MATH 11: Accelerated Multivariable Calculus

This briskly paced course can be viewed as equivalent to MATH 13 in terms of prerequisites, but is designed especially for first-year students who have successfully completed a BC calculus curriculum in secondary school. In particular, as part of its syllabus it includes most of the multivariable calculus material present in MATH 8 together with the material from MATH 13. Topics include vector geometry, equations of lines and planes, and space curves (velocity, acceleration, arclength), limits and continuity, partial derivatives, tangent planes and differentials, the Chain Rule, directional derivatives and applications, and optimization problems. It continues with multiple integration, vector fields, line integrals, and finishes with a study of Green's and Stokes' theorem.

MATH 20: Probability

Our capacity to fathom the world around us hinges on our ability to understand quantities which are inherently unpredictable. Therefore, in order to gain more accurate mathematical models of the natural world we must incorporate probability into the mix. This course will serve as an introductions to the foundations of probability theory. Topics covered will include some of the following: (discrete and continuous) random variable, random vectors, multivariate distributions, expectations; independence, conditioning, conditional distributions and expectations; strong law of large numbers and the central limit theorem; random walks and Markov chains. 

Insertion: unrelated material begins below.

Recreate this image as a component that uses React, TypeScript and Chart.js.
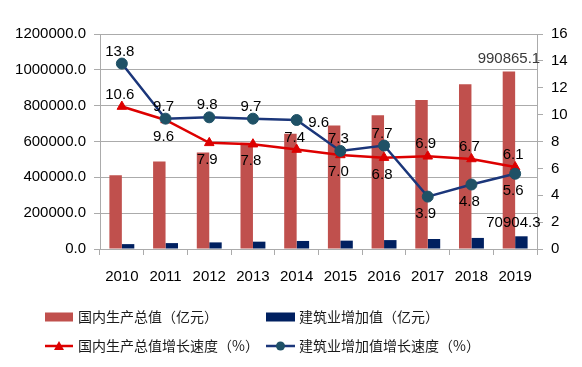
import React, { useEffect, useRef } from 'react';
import { Chart, registerables } from 'chart.js';

Chart.register(...registerables);

// ---- data ----
const years = ['2010', '2011', '2012', '2013', '2014', '2015', '2016', '2017', '2018', '2019'];
const gdpValue = [412119.3, 487940.2, 538580.0, 592963.2, 643563.1, 688858.2, 746395.1, 832035.9, 919281.1, 990865.1];
const constructionValue = [27259.3, 32926.5, 36896.1, 40896.8, 44880.5, 46626.7, 49702.9, 55689.0, 61808.0, 70904.3];
const gdpGrowth = [10.6, 9.6, 7.9, 7.8, 7.4, 7.0, 6.8, 6.9, 6.7, 6.1];
const constructionGrowth = [13.8, 9.7, 9.8, 9.7, 9.6, 7.3, 7.7, 3.9, 4.8, 5.6];
const leftTicks = [0, 200000, 400000, 600000, 800000, 1000000, 1200000];
const rightTicks = [0, 2, 4, 6, 8, 10, 12, 14, 16];

const seriesNames = [
  '国内生产总值（亿元）',
  '建筑业增加值（亿元）',
  '国内生产总值增长速度（%）',
  '建筑业增加值增长速度（%）',
];

// label placement for line points
const gdpGrowthLabelPos = ['above', 'below', 'below', 'below', 'above', 'below', 'below', 'above', 'above', 'above'];
const constructionGrowthLabelPos = ['above', 'above', 'above', 'above', 'right', 'above', 'above', 'below', 'below', 'below'];

const RED_BAR = '#C0504D';
const BLUE_BAR = '#002060';
const RED_LINE = '#DD0000';
const BLUE_LINE = '#1B367A';
const BLUE_MARK = '#1F5166';
const GRID = '#ababab';
const FONT = '"Liberation Sans", Arial, sans-serif';
const CJK = '"Noto Sans CJK SC", "Liberation Sans", sans-serif';

const labelPlugin = {
  id: 'valueLabels',
  afterDatasetsDraw(chart: any) {
    const ctx = chart.ctx;
    ctx.save();
    ctx.font = '15px ' + FONT;
    ctx.textAlign = 'center';
    ctx.textBaseline = 'middle';
    const lineSpecs: [number, string[]][] = [
      [2, gdpGrowthLabelPos],
      [3, constructionGrowthLabelPos],
    ];
    lineSpecs.forEach(([di, pos]) => {
      const meta = chart.getDatasetMeta(di);
      const data = chart.data.datasets[di].data as number[];
      meta.data.forEach((pt: any, i: number) => {
        const p = pos[i];
        let x = pt.x;
        let y = pt.y;
        if (p === 'above') y -= 12;
        else if (p === 'below') y += 17;
        else if (p === 'right') {
          x += 24;
          y += 3;
        }
        ctx.fillStyle = '#000';
        ctx.fillText(data[i].toFixed(1), x - 2, y);
      });
    });
    const barSpecs: [number, number, string][] = [
      [0, 0, '#3a3a3a'],
      [1, -8, '#000'],
    ];
    barSpecs.forEach(([di, dx, color]) => {
      const meta = chart.getDatasetMeta(di);
      const data = chart.data.datasets[di].data as number[];
      const last = data.length - 1;
      const bar = meta.data[last];
      ctx.fillStyle = color;
      ctx.fillText(data[last].toFixed(1), bar.x + dx, bar.y - 13);
    });
    ctx.restore();
  },
};

const legendPlugin = {
  id: 'customLegend',
  afterDraw(chart: any) {
    const ctx = chart.ctx;
    ctx.save();
    ctx.font = '14px ' + CJK;
    ctx.textBaseline = 'middle';
    ctx.textAlign = 'left';
    const col1 = 45;
    const col2 = 266;
    const row1 = 317;
    const row2 = 346;
    ctx.fillStyle = RED_BAR;
    ctx.fillRect(col1, row1 - 4.5, 28, 9);
    ctx.fillStyle = BLUE_BAR;
    ctx.fillRect(col2, row1 - 4.5, 29, 9);
    ctx.lineWidth = 2.5;
    ctx.strokeStyle = RED_LINE;
    ctx.beginPath();
    ctx.moveTo(col1, row2);
    ctx.lineTo(col1 + 28, row2);
    ctx.stroke();
    ctx.fillStyle = RED_LINE;
    ctx.beginPath();
    ctx.moveTo(col1 + 14, row2 - 5);
    ctx.lineTo(col1 + 19, row2 + 4);
    ctx.lineTo(col1 + 9, row2 + 4);
    ctx.closePath();
    ctx.fill();
    ctx.strokeStyle = BLUE_LINE;
    ctx.beginPath();
    ctx.moveTo(col2, row2);
    ctx.lineTo(col2 + 29, row2);
    ctx.stroke();
    ctx.fillStyle = BLUE_MARK;
    ctx.beginPath();
    ctx.arc(col2 + 14.5, row2, 4.5, 0, Math.PI * 2);
    ctx.fill();
    ctx.fillStyle = '#1a1a1a';
    ctx.fillText(seriesNames[0], col1 + 33, row1);
    ctx.fillText(seriesNames[1], col2 + 33, row1);
    ctx.fillText(seriesNames[2], col1 + 33, row2);
    ctx.fillText(seriesNames[3], col2 + 33, row2);
    ctx.restore();
  },
};

export default function App() {
  const canvasRef = useRef<HTMLCanvasElement | null>(null);

  useEffect(() => {
    document.body.style.margin = '0';
    const canvas = canvasRef.current;
    if (!canvas) return;
    const chart = new Chart(canvas, {
      type: 'bar',
      data: {
        labels: years,
        datasets: [
          {
            type: 'bar',
            label: seriesNames[0],
            data: gdpValue,
            backgroundColor: RED_BAR,
            yAxisID: 'y',
            order: 3,
            categoryPercentage: 0.57,
            barPercentage: 1,
          },
          {
            type: 'bar',
            label: seriesNames[1],
            data: constructionValue,
            backgroundColor: BLUE_BAR,
            yAxisID: 'y',
            order: 3,
            categoryPercentage: 0.57,
            barPercentage: 1,
          },
          {
            type: 'line',
            label: seriesNames[2],
            data: gdpGrowth,
            borderColor: RED_LINE,
            backgroundColor: RED_LINE,
            borderWidth: 2.5,
            pointStyle: 'triangle',
            pointRadius: 5.5,
            pointBorderWidth: 1,
            pointBorderColor: RED_LINE,
            yAxisID: 'y1',
            order: 2,
          },
          {
            type: 'line',
            label: seriesNames[3],
            data: constructionGrowth,
            borderColor: BLUE_LINE,
            backgroundColor: BLUE_MARK,
            borderWidth: 2.5,
            pointStyle: 'circle',
            pointRadius: 5.5,
            pointBorderWidth: 1,
            pointBorderColor: BLUE_MARK,
            yAxisID: 'y1',
            order: 1,
          },
        ],
      } as any,
      options: {
        responsive: false,
        animation: false,
        layout: { padding: { top: 34, bottom: 78, left: 0, right: 0 } },
        plugins: {
          legend: { display: false },
          tooltip: { enabled: false },
        },
        scales: {
          x: {
            offset: true,
            grid: {
              offset: true,
              drawOnChartArea: false,
              drawTicks: true,
              tickLength: 6,
              color: GRID,
            },
            border: { color: GRID },
            ticks: {
              color: '#000',
              font: { size: 15, family: FONT },
              padding: 13,
              maxRotation: 0,
            },
            afterFit: (s: any) => {
              s.height = 40;
            },
          },
          y: {
            position: 'left',
            min: 0,
            max: leftTicks[leftTicks.length - 1],
            afterBuildTicks: (s: any) => {
              s.ticks = leftTicks.map((v) => ({ value: v }));
            },
            grid: { color: GRID, tickLength: 6, lineWidth: 1 },
            border: { color: GRID },
            ticks: {
              color: '#000',
              font: { size: 15, family: FONT },
              padding: 8,
              callback: (v: any) => Number(v).toFixed(1),
            },
            afterFit: (s: any) => {
              s.width = 100;
            },
          },
          y1: {
            position: 'right',
            min: 0,
            max: rightTicks[rightTicks.length - 1],
            afterBuildTicks: (s: any) => {
              s.ticks = rightTicks.map((v) => ({ value: v }));
            },
            grid: { drawOnChartArea: false, color: GRID, tickLength: 6 },
            border: { color: GRID },
            ticks: {
              color: '#000',
              font: { size: 15, family: FONT },
              padding: 8,
            },
            afterFit: (s: any) => {
              s.width = 45;
            },
          },
        },
      } as any,
      plugins: [labelPlugin, legendPlugin],
    });
    return () => chart.destroy();
  }, []);

  return (
    <div style={{ width: 582, height: 367, background: '#fff' }}>
      <canvas ref={canvasRef} width={582} height={367} style={{ display: 'block' }} />
    </div>
  );
}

MATH 28: Introduction to Combinatorics

Beginning with techniques for counting-permutations and combinations, inclusion-exclusion, recursions, and generating functions, the course then takes up graphs and directed graphs and ordered sets and concludes with some examples of maximum-minimum problems of finite sets. Topics in the course have application in the areas of probability, statistics, and computing.

MATH 128: Current problems in Combinatorics

An advanced graduate course on representations of the symmetric group with mathematical applications. We begin with basic facts about the representation theory of finite group (over a field of characteristic zero). This course goes on to construct of the Specht modules – the irreducible representations of the symmetric group. Then the representation theory of the symmetric groups is applied in a number of mathematical settings, many of which involve finite dimensional algebraic complexes.


Sports organizations are becoming increasingly aware that analytics are an important component of team success. This course will introduce students to various statistical techniques used in modern sports analysis and teach participants how statistical methods can be used to analyze game outcomes and evaluate players and strategies. The course will include lectures, in-class exercises using the R statistical computing environment, and guest speakers from the sports industry.